Your task =>
Retype, please, the listing from its opening line through the line that contains "from datetime import", both included, without the pictures.

Stored data =>
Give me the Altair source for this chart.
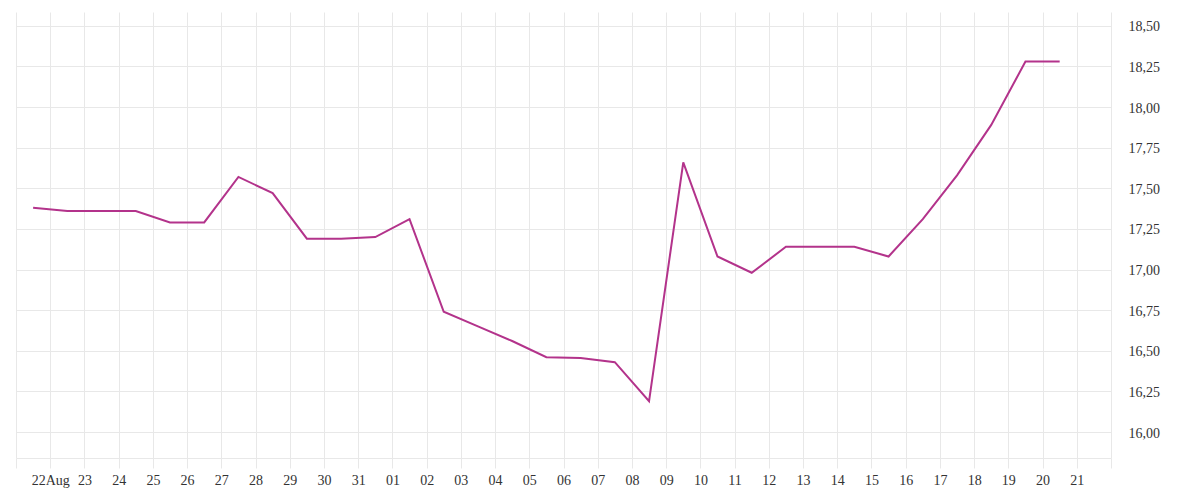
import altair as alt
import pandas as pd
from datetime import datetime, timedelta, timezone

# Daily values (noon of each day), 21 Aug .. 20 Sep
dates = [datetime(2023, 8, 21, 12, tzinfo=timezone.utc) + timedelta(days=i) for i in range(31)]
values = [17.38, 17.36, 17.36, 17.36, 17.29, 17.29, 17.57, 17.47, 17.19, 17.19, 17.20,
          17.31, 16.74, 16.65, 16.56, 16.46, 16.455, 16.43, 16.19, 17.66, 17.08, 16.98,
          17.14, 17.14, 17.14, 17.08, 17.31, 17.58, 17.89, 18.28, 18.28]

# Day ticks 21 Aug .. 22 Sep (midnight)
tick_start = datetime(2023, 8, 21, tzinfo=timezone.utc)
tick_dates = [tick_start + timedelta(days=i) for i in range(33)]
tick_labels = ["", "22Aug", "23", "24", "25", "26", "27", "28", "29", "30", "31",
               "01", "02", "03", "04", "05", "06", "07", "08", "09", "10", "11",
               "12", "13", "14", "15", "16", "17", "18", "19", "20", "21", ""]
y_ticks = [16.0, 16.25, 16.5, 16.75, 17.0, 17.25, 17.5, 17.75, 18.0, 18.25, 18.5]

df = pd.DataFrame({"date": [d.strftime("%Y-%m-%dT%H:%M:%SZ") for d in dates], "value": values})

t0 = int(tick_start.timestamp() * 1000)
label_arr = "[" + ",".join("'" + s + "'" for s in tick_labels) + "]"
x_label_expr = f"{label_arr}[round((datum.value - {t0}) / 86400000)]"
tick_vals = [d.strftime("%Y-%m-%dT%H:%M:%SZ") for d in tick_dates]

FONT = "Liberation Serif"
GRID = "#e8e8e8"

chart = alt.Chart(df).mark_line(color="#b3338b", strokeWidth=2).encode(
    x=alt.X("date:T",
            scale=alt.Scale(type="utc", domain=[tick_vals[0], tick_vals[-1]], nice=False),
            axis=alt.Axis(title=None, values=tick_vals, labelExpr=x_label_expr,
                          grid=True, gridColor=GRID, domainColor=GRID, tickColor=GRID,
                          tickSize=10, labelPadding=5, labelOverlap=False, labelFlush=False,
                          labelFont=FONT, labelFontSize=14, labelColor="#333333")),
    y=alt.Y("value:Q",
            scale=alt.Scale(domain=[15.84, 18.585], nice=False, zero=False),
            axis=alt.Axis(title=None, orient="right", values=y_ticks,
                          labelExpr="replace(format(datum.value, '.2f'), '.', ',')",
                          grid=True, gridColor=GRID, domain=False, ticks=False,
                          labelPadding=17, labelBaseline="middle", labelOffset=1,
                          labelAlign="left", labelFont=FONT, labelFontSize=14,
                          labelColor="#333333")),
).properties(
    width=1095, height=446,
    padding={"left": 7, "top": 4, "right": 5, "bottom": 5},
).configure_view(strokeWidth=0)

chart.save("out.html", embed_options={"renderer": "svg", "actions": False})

Expected answer =>
Give me the Altair source for this chart.
import altair as alt
import pandas as pd
from datetime import datetime, timedelta, timezone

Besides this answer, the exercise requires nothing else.